### EXERCISE REQUIREMENTS:
Pick out every line with the word "this" and copy it.

** begin SUPPLIED MATERIAL **

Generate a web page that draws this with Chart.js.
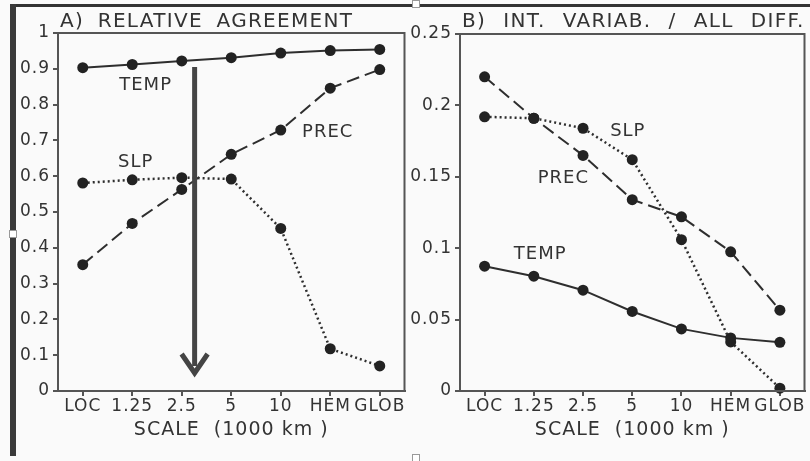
<!DOCTYPE html>
<html>
<head>
<meta charset="utf-8">
<script src="https://cdn.jsdelivr.net/npm/chart.js@4.4.1/dist/chart.umd.min.js"></script>
<style>
    html, body { margin: 0; padding: 0; background: #fafafa; }
    body { width: 810px; height: 461px; position: relative; overflow: hidden;
           font-family: "DejaVu Sans", sans-serif; color: #333; }
    .panel { position: absolute; top: 0; height: 461px; }
    #panel-a { left: 0; width: 410px; }
    #panel-b { left: 410px; width: 400px; }
    .title { position: absolute; top: 7px; font-size: 20px; line-height: 26px;
             letter-spacing: 1.3px; white-space: pre; color: #333; }
    .frame-top { position: absolute; left: 12px; top: 4px; width: 798px; height: 3px; background: #333; }
    .frame-left { position: absolute; left: 10px; top: 4px; width: 6px; height: 452px; background: #3a3a3a; }
    .handle { position: absolute; width: 6px; height: 6px; border: 1px solid #999; background: #fff; }
</style>
</head>
<body>
<div class="frame-top"></div>
<div class="frame-left"></div>
<div class="handle" style="left:9px; top:230px;"></div>
<div class="handle" style="left:412px; top:0px;"></div>
<div class="handle" style="left:412px; top:454px;"></div>
<div class="panel" id="panel-a"><canvas id="chart-a" width="410" height="461"></canvas></div>
<div class="panel" id="panel-b"><canvas id="chart-b" width="400" height="461"></canvas></div>
<div class="title" style="left:60px; word-spacing:6px;">A) RELATIVE AGREEMENT</div>
<div class="title" style="left:462px; word-spacing:9.5px;">B) INT. VARIAB. / ALL DIFF.</div>

<script>
// Categories (spatial scale)
const scales = ['LOC', '1.25', '2.5', '5', '10', 'HEM', 'GLOB'];

// Panel A - relative agreement
const agreeTemp = [0.903, 0.912, 0.922, 0.931, 0.944, 0.951, 0.954];
const agreePrec = [0.353, 0.468, 0.563, 0.661, 0.729, 0.846, 0.898];
const agreeSlp  = [0.581, 0.590, 0.596, 0.592, 0.454, 0.118, 0.070];

// Panel B - internal variability / all differences
const varTemp = [0.0874, 0.0804, 0.0706, 0.0557, 0.0435, 0.0372, 0.0341];
const varPrec = [0.220, 0.191, 0.165, 0.134, 0.122, 0.0975, 0.0566];
const varSlp  = [0.192, 0.191, 0.184, 0.162, 0.106, 0.0344, 0.002];

// Tick labels
const ticksA = ['0', '0.1', '0.2', '0.3', '0.4', '0.5', '0.6', '0.7', '0.8', '0.9', '1'];
const ticksB = ['0', '0.05', '0.1', '0.15', '0.2', '0.25'];

const axisTitle = 'SCALE  (1000 km )';

(function() {
    'use strict';

    const INK = '#2e2e2e';
    const AXIS = '#555';
    const TEXT = '#333';
    const FONT = '"DejaVu Sans", sans-serif';

    /**
     * Series label placement, in data units (category index, value)
     */
    const labelsA = [
        { text: 'TEMP', x: 1.27, y: 0.854 },
        { text: 'SLP',  x: 1.07, y: 0.639 },
        { text: 'PREC', x: 4.95, y: 0.723 }
    ];
    const labelsB = [
        { text: 'SLP',  x: 2.91, y: 0.182 },
        { text: 'PREC', x: 1.60, y: 0.149 },
        { text: 'TEMP', x: 1.13, y: 0.0957 }
    ];

    /**
     * Arrow in panel A (category index, from value, to value)
     */
    const arrowA = { x: 2.26, from: 0.905, to: 0.042 };

    function series(data, dash, width) {
        return {
            data: data,
            borderColor: INK,
            borderWidth: width,
            borderDash: dash,
            backgroundColor: '#222',
            pointBackgroundColor: '#222',
            pointBorderColor: '#222',
            pointRadius: 5.5,
            pointBorderWidth: 0,
            tension: 0,
            clip: false
        };
    }

    const framePlugin = {
        id: 'frame',
        beforeDraw: function(chart) {
            chart.ctx.letterSpacing = '1px';
        },
        afterDraw: function(chart) {
            const a = chart.chartArea;
            const ctx = chart.ctx;
            ctx.save();
            ctx.strokeStyle = AXIS;
            ctx.lineWidth = 2;
            ctx.strokeRect(a.left, a.top, a.right - a.left, a.bottom - a.top);
            ctx.restore();
        }
    };

    const labelPlugin = {
        id: 'seriesLabels',
        afterDatasetsDraw: function(chart, args, opts) {
            const ctx = chart.ctx;
            const x = chart.scales.x;
            const y = chart.scales.y;
            ctx.save();
            ctx.font = '18px ' + FONT;
            ctx.fillStyle = TEXT;
            ctx.textAlign = 'center';
            ctx.textBaseline = 'middle';
            (opts.items || []).forEach(function(item) {
                ctx.fillText(item.text, x.getPixelForValue(item.x), y.getPixelForValue(item.y));
            });

            // Downward arrow
            if (opts.arrow) {
                const ax = x.getPixelForValue(opts.arrow.x);
                const y0 = y.getPixelForValue(opts.arrow.from);
                const y1 = y.getPixelForValue(opts.arrow.to);
                ctx.strokeStyle = '#444';
                ctx.lineWidth = 5;
                ctx.beginPath();
                ctx.moveTo(ax, y0);
                ctx.lineTo(ax, y1 - 10);
                ctx.stroke();
                ctx.lineJoin = 'miter';
                ctx.beginPath();
                ctx.moveTo(ax - 13, y1 - 22);
                ctx.lineTo(ax, y1 - 3);
                ctx.lineTo(ax + 13, y1 - 22);
                ctx.stroke();
            }
            ctx.restore();
        }
    };

    function buildChart(canvas, cfg) {
        return new Chart(canvas, {
            type: 'line',
            data: {
                labels: scales,
                datasets: [
                    series(cfg.temp, [], 2),
                    series(cfg.prec, [13, 6], 2),
                    series(cfg.slp, [2, 3], 2.5)
                ]
            },
            options: {
                responsive: false,
                animation: false,
                events: [],
                layout: { padding: { top: cfg.top, right: cfg.right, left: 0, bottom: 0 } },
                plugins: {
                    legend: { display: false },
                    tooltip: { enabled: false },
                    seriesLabels: { items: cfg.labels, arrow: cfg.arrow }
                },
                scales: {
                    x: {
                        type: 'category',
                        offset: true,
                        afterFit: function(s) { s.height = 70; },
                        grid: { display: true, drawOnChartArea: false, tickLength: 5, color: AXIS, lineWidth: 2 },
                        border: { display: true, color: AXIS, width: 2 },
                        ticks: {
                            color: TEXT, padding: 0, maxRotation: 0, autoSkip: false,
                            font: { family: FONT, size: 17 }
                        },
                        title: {
                            display: true, text: axisTitle, color: TEXT,
                            font: { family: FONT, size: 19 },
                            padding: { top: 0, bottom: 20 }
                        }
                    },
                    y: {
                        min: 0,
                        max: cfg.max,
                        afterFit: function(s) { s.width = cfg.yWidth; },
                        afterBuildTicks: function(s) {
                            s.ticks = cfg.ticks.map(function(t) { return { value: parseFloat(t) }; });
                        },
                        grid: { display: true, drawOnChartArea: false, tickLength: 5, color: AXIS, lineWidth: 2 },
                        border: { display: true, color: AXIS, width: 2 },
                        ticks: {
                            color: TEXT, padding: 3,
                            font: { family: FONT, size: 17 },
                            callback: function(value, index) { return cfg.ticks[index]; }
                        }
                    }
                }
            },
            plugins: [framePlugin, labelPlugin]
        });
    }

    buildChart(document.getElementById('chart-a'), {
        temp: agreeTemp, prec: agreePrec, slp: agreeSlp,
        max: 1, ticks: ticksA, top: 33, right: 4, yWidth: 58,
        labels: labelsA, arrow: arrowA
    });

    buildChart(document.getElementById('chart-b'), {
        temp: varTemp, prec: varPrec, slp: varSlp,
        max: 0.25, ticks: ticksB, top: 34, right: 3, yWidth: 50,
        labels: labelsB, arrow: null
    });
})();
</script>
</body>
</html>
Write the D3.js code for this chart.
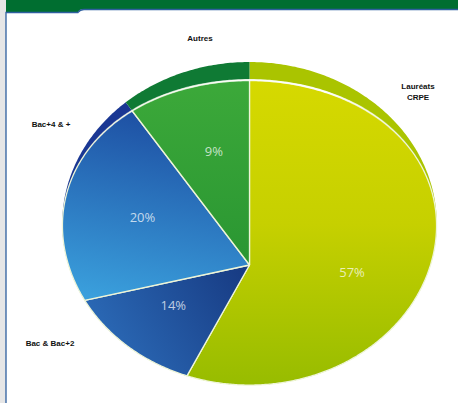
<!DOCTYPE html>
<html><head><meta charset="utf-8">
<script src="https://cdn.jsdelivr.net/npm/d3@7"></script>
<style>html,body{margin:0;padding:0;background:#fff;overflow:hidden}</style>
</head><body>
<svg id="c" width="458" height="403"></svg>
<script>
// ---- data ----
const categories = ["Lauréats CRPE", "Bac & Bac+2", "Bac+4 & +", "Autres"];
const values = [57, 14, 20, 9];
const pctLabels = ["57%", "14%", "20%", "9%"];

// ---- styles ----
const fills = [
  [["0", "#d8da00"], ["0.5", "#c6d000"], ["1", "#97bc00"]],
  [["0", "#173a82"], ["1", "#2d6fbc"]],
  [["0", "#1d4ea2"], ["1", "#3a9fdc"]],
  [["0", "#3daa3a"], ["1", "#2a9632"]]
];
const rims = ["#aac400", "#1b3a8c", "#1a3793", "#0f7a34"];

const svg = d3.select("#c");
const defs = svg.append("defs");

// header / frame
svg.append("rect").attr("x", 0).attr("y", 0).attr("width", 6).attr("height", 403).attr("fill", "#e6e6e6");
svg.append("path").attr("d", "M6,0 H458 V9 H84 Q80,9 78,12 H6 Z").attr("fill", "#006e30");
svg.append("path").attr("d", "M6,403 V12.5 H78 Q80,9.5 84,9.5 H458").attr("fill", "none").attr("stroke", "#2f5f9f").attr("stroke-width", 1.3);

// perspective disc projection
const cx = 249.5, cy = 265, A = 181, B = 150.9, K = 0.2566;
function proj(x, y) { const d = 1 + K * y; return [cx + A * x / d, cy + B * y / d]; }
function polar(theta, r) { return proj(r * Math.sin(theta), -r * Math.cos(theta)); }
function innerR(theta) { const c = Math.max(0, Math.cos(theta)); return 1 - 0.068 * c * c * c; }

const pie = d3.pie().sort(null).value(d => d);
const arcs = pie(values);
const line = d3.line();

function slicePath(a, rf) {
  const pts = [proj(0, 0)];
  const n = Math.max(8, Math.ceil((a.endAngle - a.startAngle) / 0.01));
  for (let i = 0; i <= n; i++) {
    const t = a.startAngle + (a.endAngle - a.startAngle) * i / n;
    pts.push(polar(t, rf(t)));
  }
  return line(pts) + "Z";
}

// gradients
const gdirs = [
  { x1: 0, y1: 62, x2: 0, y2: 386 },
  { x1: 245, y1: 265, x2: 90, y2: 360 },
  { x1: 150, y1: 110, x2: 110, y2: 300 },
  { x1: 0, y1: 70, x2: 0, y2: 265 }
];
fills.forEach((stops, i) => {
  const g = defs.append("linearGradient").attr("id", "g" + i).attr("gradientUnits", "userSpaceOnUse")
    .attr("x1", gdirs[i].x1).attr("y1", gdirs[i].y1).attr("x2", gdirs[i].x2).attr("y2", gdirs[i].y2);
  stops.forEach(s => g.append("stop").attr("offset", s[0]).attr("stop-color", s[1]));
});
const hl = defs.append("linearGradient").attr("id", "hl").attr("gradientUnits", "userSpaceOnUse")
  .attr("x1", 80).attr("y1", 0).attr("x2", 430).attr("y2", 0);
[["0", 0], ["0.2", 0.55], ["0.45", 0.8], ["0.7", 0.95], ["0.95", 0]].forEach(s =>
  hl.append("stop").attr("offset", s[0]).attr("stop-color", "#fff").attr("stop-opacity", s[1]));

// rims (full slice)
svg.append("g").selectAll("path").data(arcs).join("path")
  .attr("d", a => slicePath(a, () => 1))
  .attr("fill", (a, i) => rims[i]);

// main faces
svg.append("g").selectAll("path").data(arcs).join("path")
  .attr("d", a => slicePath(a, innerR))
  .attr("fill", (a, i) => `url(#g${i})`)
  .attr("stroke", "#eef5d8").attr("stroke-width", 1.3).attr("stroke-linejoin", "round");

// highlight line along inner boundary
const hpts = d3.range(-1.2, 1.2001, 0.01).map(t => polar(t, innerR(t)));
svg.append("path").attr("d", line(hpts)).attr("fill", "none")
  .attr("stroke", "url(#hl)").attr("stroke-width", 2.2);

// percent labels
svg.append("g").selectAll("text").data(arcs).join("text")
  .attr("transform", a => { const m = (a.startAngle + a.endAngle) / 2; const p = polar(m, 0.6); return `translate(${p[0]},${p[1] - 12})`; })
  .attr("text-anchor", "middle").attr("dy", "0.35em")
  .attr("font-family", "Open Sans, sans-serif").attr("font-size", 13)
  .attr("fill", "#ffffff").attr("fill-opacity", 0.72)
  .text((a, i) => pctLabels[i]);

// category labels
const catPos = [
  { x: 418, y: 86, lines: categories[0].split(" ") },
  { x: 50, y: 343, lines: [categories[1]] },
  { x: 51, y: 124, lines: [categories[2]] },
  { x: 200, y: 38, lines: [categories[3]] }
];
const cg = svg.append("g").attr("font-family", "Arial, Liberation Sans, sans-serif")
  .attr("font-size", 8).attr("font-weight", "bold").attr("fill", "#111").attr("text-anchor", "middle");
catPos.forEach(p => {
  const t = cg.append("text").attr("x", p.x).attr("y", p.y).attr("dy", "0.35em");
  p.lines.forEach((l, j) => t.append("tspan").attr("x", p.x).attr("dy", j === 0 ? "0.35em" : "1.4em").text(l));
});
</script>
</body></html>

** end SUPPLIED MATERIAL **

### EXPECTED ANSWER:
Generate a web page that draws this with Chart.js.
Write the D3.js code for this chart.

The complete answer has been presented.